The significantly higher cost projected for federal crop insurance programs in light of climate change makes clear that crop insurance reform is also much needed. NSAC believes that all farmers deserve access to an adequate safety net to protect against the inherent risks of farming, and we also believe that a sound risk management program must include a central role for improvements in the conservation of natural resources and in the overall resilience of farming enterprises.
Continuing to treat risk management and conservation as two separate subjects and isolating conversations on each in policy silos is no longer acceptable. Existing federal crop insurance barriers to good conservation need to be removed. No less importantly, we need a new strategy to use the very significant taxpayer and farmer investment in the federal crop insurance program to increase resiliency and encourage climate change mitigation. Conservation can help reduce yield variability while building long-term soil health and productive capacity, lowering crop insurance program costs in the process while helping to address and mitigate the increasing pressures of a changing climate.
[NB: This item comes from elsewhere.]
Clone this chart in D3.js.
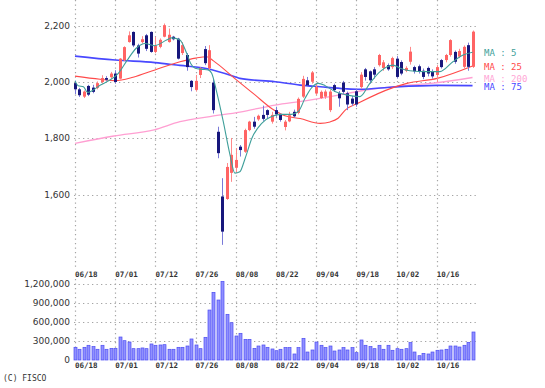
<!DOCTYPE html>
<html>
<head>
<meta charset="utf-8">
<script src="https://cdn.jsdelivr.net/npm/d3@7"></script>
<style>
  body { margin: 0; background: #fff; }
  svg { display: block; }
</style>
</head>
<body>
<svg id="chart" width="545" height="388"></svg>
<script>
'use strict';

// trading days (2019)
var dates = [
  '06/18','06/19','06/20','06/21','06/24','06/25','06/26','06/27','06/28',
  '07/01','07/02','07/03','07/04','07/05','07/08','07/09','07/10','07/11','07/12',
  '07/16','07/17','07/18','07/19','07/22','07/23','07/24','07/25','07/26',
  '07/29','07/30','07/31','08/01','08/02','08/05','08/06','08/07','08/08',
  '08/09','08/13','08/14','08/15','08/16','08/19','08/20','08/21','08/22',
  '08/23','08/26','08/27','08/28','08/29','08/30','09/02','09/03','09/04',
  '09/05','09/06','09/09','09/10','09/11','09/12','09/13','09/17','09/18',
  '09/19','09/20','09/24','09/25','09/26','09/27','09/30','10/01','10/02',
  '10/03','10/04','10/07','10/08','10/09','10/10','10/11','10/15','10/16',
  '10/17','10/18','10/21','10/23','10/24','10/25','10/28','10/29'
];

var opens = [
  1996,1974,1948,1986,1980,1979,2000,2014,2017,2030,2012,2077,2142,2178,2130,2142,2166,2178,
  2107,2125,2161,2142,2161,2154,2103,2096,2004,1972,2025,2117,2049,1998,1823,1593,1584,1677,
  1695,1770,1752,1829,1859,1867,1883,1900,1859,1900,1883,1840,1860,1894,1890,1948,2006,2001,
  1959,1943,1948,1900,1989,1960,1998,1960,1941,1967,1982,2045,2038,2045,2060,2050,2060,2053,
  2083,2071,2040,2072,2053,2056,2040,2050,2036,2025,2078,2078,2096,2107,2090,2054,2131,2054
];
var highs = [
  2005,1979,1970,1990,1990,2002,2024,2021,2036,2042,2085,2127,2180,2180,2136,2163,2171,2180,
  2160,2155,2208,2190,2164,2157,2142,2103,2007,2025,2052,2128,2131,2012,1841,1658,1712,1801,
  1765,1776,1834,1862,1876,1884,1916,1903,1894,1912,1888,1865,1894,1902,1945,2022,2018,2039,
  1994,1970,1973,1973,1994,1968,2004,1966,1950,1976,2035,2050,2041,2053,2100,2078,2066,2090,
  2092,2077,2056,2125,2058,2062,2048,2055,2045,2060,2082,2100,2152,2112,2118,2130,2140,2183
];
var lows = [
  1957,1947,1943,1950,1960,1974,1994,2004,2012,1994,2009,2075,2140,2124,2087,2137,2110,2104,
  2102,2120,2159,2140,2148,2080,2096,2040,1967,1966,2014,2060,2043,1888,1729,1421,1581,1645,
  1677,1735,1748,1825,1834,1862,1862,1869,1852,1876,1859,1828,1857,1873,1885,1943,1986,1994,
  1953,1940,1940,1893,1965,1912,1958,1900,1915,1912,1976,2005,1994,2012,2055,2040,2040,2046,
  2012,2024,2035,2062,2030,2030,2010,2020,2012,2000,2048,2070,2090,2065,2085,2048,2040,2050
];
var closes = [
  1974,1953,1966,1955,1965,1996,2014,2008,2030,2000,2083,2124,2166,2130,2101,2152,2118,2107,
  2130,2150,2202,2168,2152,2083,2131,2053,1982,2004,2050,2067,2113,1900,1747,1468,1698,1741,
  1723,1758,1829,1859,1841,1880,1869,1883,1883,1885,1865,1859,1882,1878,1940,2011,1988,2034,
  1983,1965,1966,1966,1971,1942,1965,1920,1923,1920,2026,2018,2006,2026,2096,2070,2045,2085,
  2018,2030,2050,2108,2038,2036,2018,2030,2020,2053,2053,2096,2149,2072,2110,2125,2054,2179
];

var volumes = [
  200000,169000,200000,232000,211000,169000,232000,169000,184000,184000,363000,305000,284000,
  179000,179000,190000,179000,253000,232000,237000,242000,169000,169000,200000,200000,221000,
  332000,237000,179000,358000,789000,1068000,947000,1240000,721000,589000,379000,421000,326000,
  326000,184000,221000,237000,200000,174000,147000,169000,195000,195000,95000,195000,342000,
  126000,158000,284000,232000,195000,221000,142000,158000,195000,158000,195000,116000,316000,
  232000,211000,179000,232000,169000,232000,153000,179000,169000,179000,274000,126000,68000,
  105000,95000,126000,153000,158000,169000,221000,221000,205000,232000,279000,442000
];

// moving averages: [day index, price]
var ma5 = [
  [0,2004],[0.7,1987],[1.9,1983],[2.8,1963],[3.7,1968],[5.7,1989],[7.8,2007],[9.7,2031],
  [11.7,2078],[13.7,2120],[15.7,2137],[17.7,2129],[20.5,2149],[21.6,2157],[23.5,2149],
  [25,2102],[25.9,2066],[26.9,2049],[28.4,2045],[29.8,2043],[30.6,2031],[31.7,1966],
  [33.2,1859],[34.7,1741],[35.8,1676],[36.9,1681],[38.1,1729],[39.6,1800],[41.8,1853],
  [44,1877],[46.3,1885],[48.5,1885],[50,1895],[51.5,1942],[53,1980],[54.5,1995],[56,1987],
  [58.2,1966],[60.5,1955],[63.8,1948],[66,1995],[68.3,2037],[71.2,2060],[72.8,2049],
  [75,2040],[78.8,2037],[81.7,2037],[84.6,2072],[86.9,2096],[89,2106]
];
var ma25 = [
  [0,2021],[5.6,2010],[9,2005],[13,2017],[17.9,2043],[23.5,2072],[27,2085],[29.5,2090],
  [31,2075],[35.8,2012],[40.3,1954],[44.1,1905],[47,1880],[50.4,1870],[54.9,1853],
  [57.1,1858],[58.9,1871],[60.5,1900],[63.8,1928],[71.2,1980],[74.3,1995],[81.1,2013],
  [89,2057]
];
var ma75 = [
  [0,2092],[9,2078],[17.9,2069],[23.5,2059],[29.1,2049],[35.8,2019],[36.9,2013],
  [44.8,2001],[50.4,1989],[54.9,1983],[60.5,1976],[63.8,1974],[71.2,1982],[81.1,1988],
  [89,1987]
];
var ma200 = [
  [0,1782],[8.7,1808],[17.7,1830],[23.5,1859],[30.2,1877],[36.9,1893],[44.8,1918],
  [51.5,1933],[59.3,1954],[63.8,1968],[72.8,1986],[80.2,1996],[89,2016]
];

var priceTicks = [1600, 1800, 2000, 2200];
var volumeTicks = [0, 300000, 600000, 900000, 1200000];
var labelDays = [0, 9, 18, 27, 36, 45, 54, 63, 72, 81];

var legend = [
  {name: 'MA : 5', color: '#3f9f9a'},
  {name: 'MA : 25', color: '#ff4a4a'},
  {name: 'MA : 200', color: '#ffa6d6'},
  {name: 'MA : 75', color: '#4848ff'}
];

var svg = d3.select('#chart');
var fmt = d3.format(',');

var left = 74, right = 476;
var x = d3.scaleLinear().domain([0, 90]).range([75, 477]);
var y = d3.scaleLinear().domain([1600, 2200]).range([194.5, 25.75]);
var yv = d3.scaleLinear().domain([0, 1200000]).range([360, 284]);

var grid = svg.append('g')
  .attr('stroke', '#a4a4a4')
  .attr('stroke-width', 1.2)
  .attr('stroke-dasharray', '1.3,3.2');

// horizontal grid
grid.selectAll('.hp').data(priceTicks).enter().append('line')
  .attr('x1', left).attr('x2', right)
  .attr('y1', function(d) { return Math.round(y(d)) + 0.5; })
  .attr('y2', function(d) { return Math.round(y(d)) + 0.5; });

grid.selectAll('.hv').data(volumeTicks.filter(function(d) { return d > 0; })).enter().append('line')
  .attr('x1', left).attr('x2', right)
  .attr('y1', function(d) { return Math.round(yv(d)) + 0.5; })
  .attr('y2', function(d) { return Math.round(yv(d)) + 0.5; });

// vertical grid, price and volume panes
labelDays.forEach(function(i) {
  var gx = Math.round(x(i)) + 0.5;
  grid.append('line').attr('x1', gx).attr('x2', gx).attr('y1', 0).attr('y2', 269);
  grid.append('line').attr('x1', gx).attr('x2', gx).attr('y1', 279).attr('y2', 360);
});

// price axis labels
svg.append('g').selectAll('text').data(priceTicks).enter().append('text')
  .attr('x', 70).attr('y', function(d) { return y(d); })
  .attr('dy', '0.35em')
  .attr('text-anchor', 'end')
  .style('font', '9px "DejaVu Sans"')
  .style('fill', '#333')
  .text(fmt);

// volume axis labels
svg.append('g').selectAll('text').data(volumeTicks).enter().append('text')
  .attr('x', 70).attr('y', function(d) { return yv(d); })
  .attr('dy', '0.35em')
  .attr('text-anchor', 'end')
  .style('font', '9px "DejaVu Sans"')
  .style('fill', '#333')
  .text(fmt);

// date labels, above and below the volume pane
[274, 365].forEach(function(ty) {
  svg.append('g').selectAll('text').data(labelDays).enter().append('text')
    .attr('x', function(i) { return x(i); })
    .attr('y', ty)
    .attr('dy', '0.35em')
    .style('font', 'bold 7.5px "DejaVu Sans Mono"')
    .style('fill', '#333')
    .text(function(i) { return dates[i]; });
});

// moving averages under the candles
var line = d3.line()
  .x(function(d) { return x(d[0]); })
  .y(function(d) { return y(d[1]); })
  .curve(d3.curveMonotoneX);

svg.append('path').datum(ma200).attr('d', line)
  .attr('fill', 'none').attr('stroke', '#ff9fd2').attr('stroke-width', 1.3);
svg.append('path').datum(ma75).attr('d', line)
  .attr('fill', 'none').attr('stroke', '#4848ff').attr('stroke-width', 1.6);
svg.append('path').datum(ma25).attr('d', line)
  .attr('fill', 'none').attr('stroke', '#ff4a4a').attr('stroke-width', 1.1);

// candles
var candles = svg.append('g').selectAll('g').data(dates).enter().append('g');

candles.append('line')
  .attr('x1', function(d, i) { return Math.round(x(i)) + 0.5; })
  .attr('x2', function(d, i) { return Math.round(x(i)) + 0.5; })
  .attr('y1', function(d, i) { return y(highs[i]); })
  .attr('y2', function(d, i) { return y(lows[i]); })
  .attr('stroke', function(d, i) { return closes[i] >= opens[i] ? '#ff8a8a' : '#7a7ad8'; })
  .attr('stroke-width', 1);

candles.append('rect')
  .attr('x', function(d, i) { return Math.round(x(i)) - 1; })
  .attr('width', 3)
  .attr('y', function(d, i) { return y(Math.max(opens[i], closes[i])); })
  .attr('height', function(d, i) { return Math.max(1.5, Math.abs(y(opens[i]) - y(closes[i]))); })
  .attr('fill', function(d, i) { return closes[i] >= opens[i] ? '#ff6464' : '#17177c'; });

svg.append('path').datum(ma5).attr('d', line)
  .attr('fill', 'none').attr('stroke', '#3f9f9a').attr('stroke-width', 1.1);

// volume bars
svg.append('g').selectAll('rect').data(volumes).enter().append('rect')
  .attr('x', function(d, i) { return Math.round(x(i)) - 1; })
  .attr('width', 3)
  .attr('y', function(d) { return yv(d); })
  .attr('height', function(d) { return yv(0) - yv(d); })
  .attr('fill', '#9090ff')
  .attr('stroke', '#4c4cf2')
  .attr('stroke-width', 0.7);

// legend
svg.append('g').selectAll('text').data(legend).enter().append('text')
  .attr('x', 484)
  .attr('y', function(d, i) { return [52.7, 67.3, 78.7, 87.3][i]; })
  .attr('dy', '0.35em')
  .style('font', '9px "DejaVu Sans Mono"')
  .style('fill', function(d) { return d.color; })
  .text(function(d) { return d.name; });

svg.append('text')
  .attr('x', 3).attr('y', 378).attr('dy', '0.35em')
  .style('font', '8px "DejaVu Sans Mono"')
  .style('fill', '#333')
  .text('(C) FISCO');
</script>
</body>
</html>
The need for policy solutions that build resilient agricultural systems, mitigate climate change through conservation, and address the growing economic threat posed by a changing climate has never been greater. The incoming Administration has an opportunity to make real, measurable progress in building the long-term health and productivity America’s farmlands and natural resources. We hope this opportunity will be taken advantage of for the health and prosperity of our economy, our family farms and ranches, and our environment.